This page describes a proprietary endpoint management system that I built while employed as a Linux system administrator and Linux architect.
Key details | |
---|---|
Brief description: | A system to manage operating system patches, deploy internal software, manage security tooling, and manage configuration compliance on thousands of endpoints. |
Consumer: | Linux system administration team, change management team, internal controls team |
Impact to consumer: |
|
Technical features: |
|
Technologies used: | C, OpenSSL, Bash, Apache HTTP Server, Perl, HTML::Mason (Perl), MariaDB |
The endpoint management system was built after assessing the needs of the
system administration team and evaluating the incumbent mechanisms
(primarily based on SSH keys, update scripts, and multiple
screen
sessions), and tools such as Ansible and
Chef. These "industry standard" tools were found to have a much
larger attack surface and maintenance overhead than was warranted by the
features required, and so a custom solution was developed iteratively,
starting with basic patching functionality and working up from there.
Its components are:
- The endpoint agent, written in C, which runs on every endpoint managed by this tool.
- The endpoint management tool, written in HTML::Mason (Perl), providing both a web interface for operators, and the central API for the agents to connect to.
Agents (1) poll the central API over HTTPS at a configurable interval, and will also poll when prompted by the central server via an empty UDP packet on a specific port (with safety constraints built in). This means that the agents are not listening for commands on a port, which reduces their footprint and their attack surface.
The API provides a way for the central server to queue actions and information requests for the agents to act upon. The agents will automatically deliver information such as the list of all installed packages, the package manager's current understanding of which packages are pending update, any AV alerts outstanding, and the results of the most recent configuration compliance check.
Configuration compliance relies on the configuration compliance tool that I built separately to handle configuration policies such as "SSH daemon must reject direct root login". This separation of concerns allowed quicker development, and means that policies can be updated easily without disrupting the agent.
The endpoint management tool (2) provides operators with a dashboard showing the connectivity state, AV alert and threat database status, patching status, compliance status, and outstanding actions.
Information about the endpoints that are expected to be seen (which is how "connectivity" is determined) is derived from other internal databases such as the register of allocated server names, and the site information database which records how many retail back office PCs and tills are in each store. Unknown endpoints are rejected and logged.
The figure above shows the main dashboard of the endpoint management tool, with sensitive information - mostly endpoint counts - obscured.
Clicking on any of the numbers shown on the main dashboard will list the endpoints involved.
When selecting endpoints, operators can use predefined groups (or define new
ones), apply simple filters, or write Boolean expressions based on endpoint
properties, such as "environment=DEV and osVersion>6 and hasPackage{glibc}"
.
Operators can perform actions on selected endpoints - such as OS update deployments, custom package deployments (usually via integration with the custom CI/CD system), compliance fixes, service enable/disable, service stop/start, and so on.

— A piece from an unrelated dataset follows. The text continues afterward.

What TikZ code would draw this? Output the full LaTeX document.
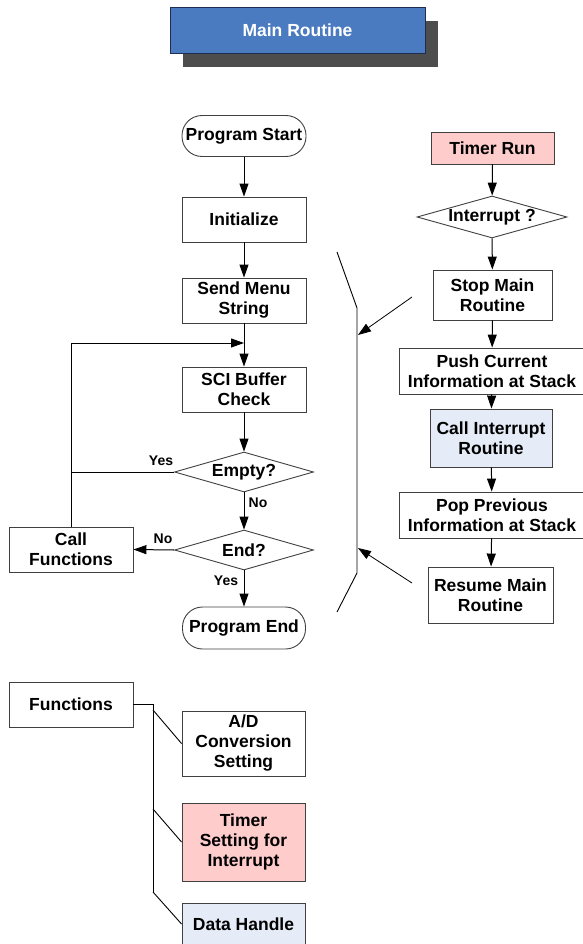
\documentclass[tikz,border=0pt]{standalone}
\usepackage{fontspec}
\setmainfont{Liberation Sans}
\usepackage{xcolor}
\usepackage{tikz}
\usetikzlibrary{shapes.geometric, positioning, calc, arrows.meta, shadows}

\begin{document}
\begin{tikzpicture}[x=1pt, y=-1pt,
        procbox/.style={draw=boxgray, line width=0.9pt, fill=white, rectangle, align=center, inner sep=2pt,
            font=\bfseries\fontsize{17.5}{20}\selectfont},
        termbox/.style={procbox, rounded corners=20pt},
        decision/.style={draw=boxgray, line width=0.9pt, fill=white, diamond, aspect=3.5, inner sep=0pt,
            font=\bfseries\fontsize{17.5}{20}\selectfont},
        answer/.style={font=\bfseries\fontsize{14}{16}\selectfont},
        flow/.style={line width=1pt, ->, >={Triangle[length=13pt, width=9pt]}},
        tree/.style={line width=0.9pt}]
        % Define colors for the boxes
        \definecolor{boxgray}{RGB}{64,64,64}
        \definecolor{titleblue}{RGB}{74,123,192}
        \definecolor{titleedge}{RGB}{31,45,82}
        \definecolor{shadowgray}{RGB}{77,77,77}
        \definecolor{timerpink}{RGB}{255,204,204}
        \definecolor{callblue}{RGB}{230,236,247}

        \useasboundingbox (0,0) rectangle (582,944);

        % Title with its shadow
        \node[draw=titleedge, line width=1pt, fill=titleblue, text=white, minimum width=255, minimum height=46,
            drop shadow={shadow xshift=13pt, shadow yshift=-14pt, fill=shadowgray, opacity=1},
            font=\bfseries\fontsize{17.5}{20}\selectfont] (title) at (297.5,30.5) {Main Routine};

        % Main routine flow
        \node[termbox, minimum width=124, minimum height=41] (start) at (244,136) {Program Start};
        \node[procbox, minimum width=124, minimum height=45] (init) at (244,219.5) {Initialize};
        \node[procbox, minimum width=124, minimum height=45] (menu) at (244,300.5) {Send Menu\\String};
        \node[procbox, minimum width=124, minimum height=45] (sci) at (244,389.5) {SCI Buffer\\Check};
        \node[decision, minimum width=139, minimum height=40] (empty) at (244,472) {Empty?};
        \node[decision, minimum width=139, minimum height=40] (endq) at (244,550) {End?};
        \node[procbox, minimum width=124, minimum height=45] (callf) at (71,549.5) {Call\\Functions};
        \node[termbox, minimum width=123, minimum height=42] (pend) at (244,628) {Program End};

        \node[answer] (yes1) at (161,461) {Yes};
        \node[answer] (no1) at (258,503) {No};
        \node[answer] (no2) at (163,539) {No};
        \node[answer] (yes2) at (226,581) {Yes};

        \coordinate (loopin) at (244,343);

        \draw[flow] (start) -- (init);
        \draw[flow] (init) -- (menu);
        \draw[flow] (menu) -- (sci);
        \draw[flow] (sci) -- (empty);
        \draw[flow] (empty) -- (endq);
        \draw[flow] (endq) -- (pend);
        \draw[flow] (endq.west) -- (callf.east);
        \draw[line width=1pt] (empty.west) -- (empty.west -| callf);
        \draw[flow] (callf.north) |- (loopin);

        % Interrupt flow
        \node[procbox, fill=timerpink, minimum width=123, minimum height=32] (trun) at (492.5,148) {Timer Run};
        \node[decision, minimum width=150, minimum height=42] (intq) at (492,217) {Interrupt ?};
        \node[procbox, minimum width=119, minimum height=50] (stop) at (492.5,295) {Stop Main\\Routine};
        \node[procbox, minimum width=186, minimum height=46] (push) at (492,371) {Push Current\\Information at Stack};
        \node[procbox, fill=callblue, minimum width=122, minimum height=58] (calli) at (491,438) {Call Interrupt\\Routine};
        \node[procbox, minimum width=186, minimum height=46] (pop) at (492,515) {Pop Previous\\Information at Stack};
        \node[procbox, minimum width=125, minimum height=56] (resume) at (490.5,595) {Resume Main\\Routine};

        \draw[flow] (trun) -- (intq);
        \draw[flow] (intq) -- (stop);
        \draw[flow] (stop) -- (push);
        \draw[flow] (push) -- (calli);
        \draw[flow] (calli) -- (pop);
        \draw[flow] (pop) -- (resume);

        % Bracket with the jump out and back
        \coordinate (brA) at (337,252);
        \coordinate (brB) at (357,308);
        \coordinate (brC) at (357,573);
        \coordinate (brD) at (337,612);
        \coordinate (outfrom) at (412,297);
        \coordinate (outto) at (358,335);
        \coordinate (backfrom) at (412,583);
        \coordinate (backto) at (358,548);
        \draw[line width=0.9pt] (brA) -- (brB) -- (brC) -- (brD);
        \draw[flow, line width=0.8pt] (outfrom) -- (outto);
        \draw[flow, line width=0.8pt] (backfrom) -- (backto);

        % Functions tree
        \node[procbox, minimum width=124, minimum height=45] (funcs) at (71,704.5) {Functions};
        \node[procbox, minimum width=123, minimum height=65] (ad) at (243.5,743.5) {A/D\\Conversion\\Setting};
        \node[procbox, fill=timerpink, minimum width=123, minimum height=78] (tset) at (243.5,842) {Timer\\Setting for\\Interrupt};
        \node[procbox, fill=callblue, minimum width=123, minimum height=42] (dhandle) at (243.5,924) {Data Handle};

        \coordinate (trunk) at (153,704.5);
        \coordinate (tadA) at (153,710);
        \coordinate (tadB) at (153,809);
        \coordinate (tadC) at (153,892);
        \draw[tree] (funcs.east) -- (trunk) -- (tadC);
        \draw[tree] (tadA) -- (ad.west);
        \draw[tree] (tadB) -- (tset.west);
        \draw[tree] (tadC) -- (dhandle.west);

    \end{tikzpicture}
\end{document}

When applying patches / software updates, and when applying compliance fixes, to many endpoints at once, the system groups the endpoints by change set so that the operator can more easily control which specific changes are made where, from a single screen. An example of this is shown in the figure above, again with sensitive information (server name, description, and AD group) obscured.
Key metrics - such as the number of AV alerts currently outstanding for each endpoint type - are written to files for monitoring systems (such as Zabbix) to detect and raise alerts about.

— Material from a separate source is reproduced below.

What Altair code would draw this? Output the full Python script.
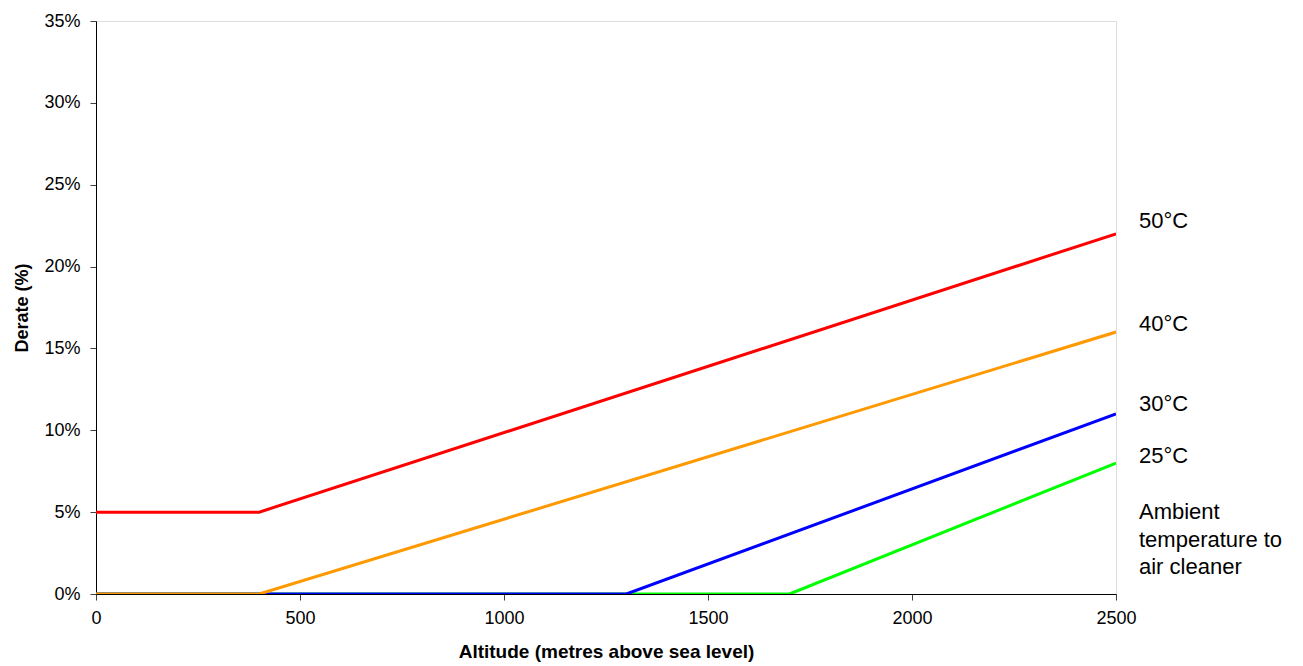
import altair as alt
import pandas as pd

# Data (altitude in metres, derate in %)
series_names = ["25°C", "30°C", "40°C", "50°C"]
alt_25 = [0, 1700, 2500]
der_25 = [0, 0, 8]
alt_30 = [0, 1300, 2500]
der_30 = [0, 0, 11]
alt_40 = [0, 400, 2500]
der_40 = [0, 0, 16]
alt_50 = [0, 400, 2500]
der_50 = [5, 5, 22]
colors = ["#00FF00", "#0000FF", "#FF9900", "#FF0000"]

label_texts = ["50°C", "40°C", "30°C", "25°C"]
label_y = [22.8, 16.5, 11.6, 8.4]
note_lines = ["Ambient", "temperature to", "air cleaner"]
note_y = 5.6

x_ticks = [0, 500, 1000, 1500, 2000, 2500]
y_ticks = [0, 5, 10, 15, 20, 25, 30, 35]

FONT = "Liberation Sans"

xs = alt.X("alt:Q", scale=alt.Scale(domain=[0, 2500], nice=False),
           axis=alt.Axis(values=x_ticks, format="d", title="Altitude (metres above sea level)",
                         grid=False, domainColor="black", tickColor="#404040",
                         tickSize=6, labelFontSize=18, labelFont=FONT, labelColor="black",
                         labelPadding=9, titleFont=FONT, titleFontSize=19,
                         titleFontWeight="bold", titleColor="black", titlePadding=15,
                         labelFlush=False))
ys = alt.Y("der:Q", scale=alt.Scale(domain=[0, 35], nice=False),
           axis=alt.Axis(values=y_ticks, labelExpr="datum.value + '%'", title="Derate (%)",
                         grid=False, domainColor="black", tickColor="#404040",
                         tickSize=6, labelFontSize=18, labelFont=FONT, labelColor="black",
                         labelPadding=10, titleFont=FONT, titleFontSize=18,
                         titleFontWeight="bold", titleColor="black", titlePadding=12,
                         labelFlush=False))

layers = []
for name, a, d, c in zip(series_names, [alt_25, alt_30, alt_40, alt_50],
                         [der_25, der_30, der_40, der_50], colors):
    df = pd.DataFrame({"alt": a, "der": d, "series": name})
    layers.append(alt.Chart(df).mark_line(color=c, strokeWidth=3, clip=True).encode(x=xs, y=ys))

lab_df = pd.DataFrame({"alt": [2500] * 4, "der": label_y, "txt": label_texts})
labels = alt.Chart(lab_df).mark_text(align="left", baseline="middle", dx=23, fontSize=22,
                                     font=FONT, color="black").encode(
    x=alt.X("alt:Q"), y=alt.Y("der:Q"), text="txt:N")

note_df = pd.DataFrame({"alt": [2500], "der": [note_y]})
note = alt.Chart(note_df).mark_text(align="left", baseline="top", dx=23, fontSize=22,
                                    font=FONT, color="black", lineHeight=27.5,
                                    text=note_lines).encode(
    x=alt.X("alt:Q"), y=alt.Y("der:Q"))

chart = alt.layer(*layers, labels, note).properties(
    width=1020, height=573,
    padding={"left": 88, "top": 13, "right": 179, "bottom": 72},
    autosize=alt.AutoSizeParams(type="none"),
).configure_view(stroke="#808080", strokeWidth=1.5).configure(background="white")

chart.save("out.html", embed_options={"renderer": "svg", "actions": False})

From the action display page, operators can check on the results of actions. When viewing a specific action, operators can view the full output from each endpoint, hide the details of those endpoints that completed the action successfully to highlight errors to be corrected, and download the results for offline analysis.
The above figure shows a completed package upgrade action, with the output grouped. The output grouping function brings together each endpoint that had identical output, rather than showing every endpoint's output individually, making it much easier for the operator to review, and clearly highlighting differences in behaviour. The grouping feature is particularly helpful when deploying changes in bulk across hundreds or thousands of endpoints.
All actions are recorded in a history log and the agent also records them to syslog. The application history log is visible to the change auditing tool I provided to the change management and internal controls teams.